Stewart criticized Goodyear for the tire they had ready for the drivers for the Atlanta race weekend. He called Goodyear out on why they had left almost all other forms of professional motorsports, citing the fact that they were unable to make a decent racing tire.
He followed that up with stating that they should pull out of racing altogether and stick to street tires. However, after making that statement he went on to say that he was going to dismount every Goodyear tire off of everything he owned and put on something else.
Hoosier and Firestone undoubtedly loved Stewart for this clip.
Many people were left wondering what was wrong with Tony Stewart following the 2006 Daytona 500. Only a week before, he voiced concern regarding aggressive driving after the Budweiser Shootout.

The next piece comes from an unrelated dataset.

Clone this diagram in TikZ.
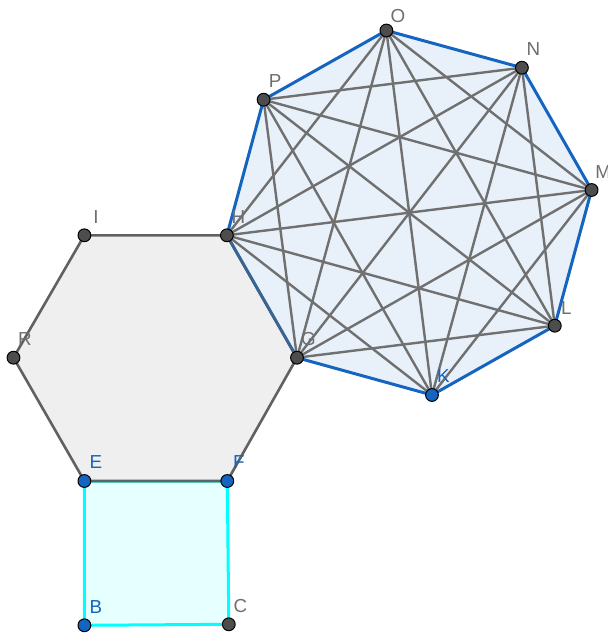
\documentclass[tikz,border=0pt]{standalone}
\usepackage{fontspec}
\setmainfont{Liberation Sans}
\definecolor{octblue}{RGB}{21,101,192}
\definecolor{octfill}{RGB}{232,240,249}
\definecolor{hexgray}{RGB}{97,97,97}
\definecolor{hexfill}{RGB}{239,239,239}
\definecolor{sqcyan}{RGB}{0,255,255}
\definecolor{sqfill}{RGB}{230,255,255}
\definecolor{diaggray}{RGB}{112,112,112}
\definecolor{ptgray}{RGB}{77,77,77}
\definecolor{lblgray}{RGB}{110,110,110}
\tikzset{
  dot/.style={circle,draw=black,line width=0.5pt,inner sep=0pt,minimum size=6.4pt},
  lbl/.style={inner sep=0pt,font=\fontsize{9.4}{11}\selectfont},
}
\begin{document}
\begin{tikzpicture}[x=0.5pt,y=-0.5pt,line join=round]
    \useasboundingbox (0,0) rectangle (607,633);
    % 顶点
    \coordinate (I) at (84.4,235.3);
    \coordinate (H) at (226.9,235.3);
    \coordinate (G) at (297,357.7);
    \coordinate (F) at (227.3,481);
    \coordinate (E) at (84.4,481);
    \coordinate (R) at (13.5,357.7);
    \coordinate (B) at (84.4,625.3);
    \coordinate (C) at (228.8,624.3);
    \coordinate (P) at (263.6,99.7);
    \coordinate (O) at (386.4,30.5);
    \coordinate (N) at (521.9,67.7);
    \coordinate (M) at (591.6,190);
    \coordinate (L) at (554.8,325.7);
    \coordinate (K) at (432,395);

    % 正方形
    \filldraw[fill=sqfill,draw=sqcyan,line width=1.5pt] (E) -- (F) -- (C) -- (B) -- cycle;
    % 正六边形
    \filldraw[fill=hexfill,draw=hexgray,line width=1.3pt] (I) -- (H) -- (G) -- (F) -- (E) -- (R) -- cycle;
    % 正八边形及其对角线
    \filldraw[fill=octfill,draw=octblue,line width=1.5pt] (H) -- (P) -- (O) -- (N) -- (M) -- (L) -- (K) -- (G) -- cycle;
    \draw[hexgray,line width=1.2pt,opacity=0.6] (H) -- (G);
    \foreach \a/\b in {H/O,H/N,H/M,H/L,H/K,P/N,P/M,P/L,P/K,P/G,
                       O/M,O/L,O/K,O/G,N/L,N/K,N/G,M/K,M/G,L/G}
        \draw[diaggray,line width=1.2pt] (\a) -- (\b);

    % 点和标签
    \foreach \p/\c/\t/\dy in {I/ptgray/lblgray/-18.5,H/ptgray/lblgray/-18.5,
                          G/ptgray/lblgray/-18.5,R/ptgray/lblgray/-18.5,
                          C/ptgray/lblgray/-18.5,P/ptgray/lblgray/-19,
                          O/ptgray/lblgray/-14,N/ptgray/lblgray/-18.5,
                          M/ptgray/lblgray/-18,L/ptgray/lblgray/-18,
                          E/octblue/octblue/-18.5,F/octblue/octblue/-18.5,
                          B/octblue/octblue/-18.5,K/octblue/octblue/-18.5} {
        \node[dot,fill=\c] (d\p) at (\p) {};
        \node[lbl,text=\t] (l\p) at ([shift={(11.5,\dy)}]\p) {\p};
    }
\end{tikzpicture}
\end{document}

Yet in the 500 he was involved in multiple aggressive driving incidents where he was the instigator.
Initially, Matt Kenseth's Ford was on the outside of Stewart early in the race, which caused a bobble out of Stewart's No. 20. It was nothing serious, as Stewart was able to recover and continue. But not long after Stewart made contact with Jeff Gordon, sending both into the wall.
Still, Stewart managed to move back towards the front, only to deliberately run Kenseth through the grass as retribution for the earlier incident that got Stewart loose. Kenseth's Ford shot back up the track and into the wall, where it somehow managed not to be hit by the rest of the field. Stewart's summation of the incident was that "[Kenseth] started it, and [Stewart] finished it."
As his actions went against his comments after the Shootout the week before, the question still remains: What was all that about?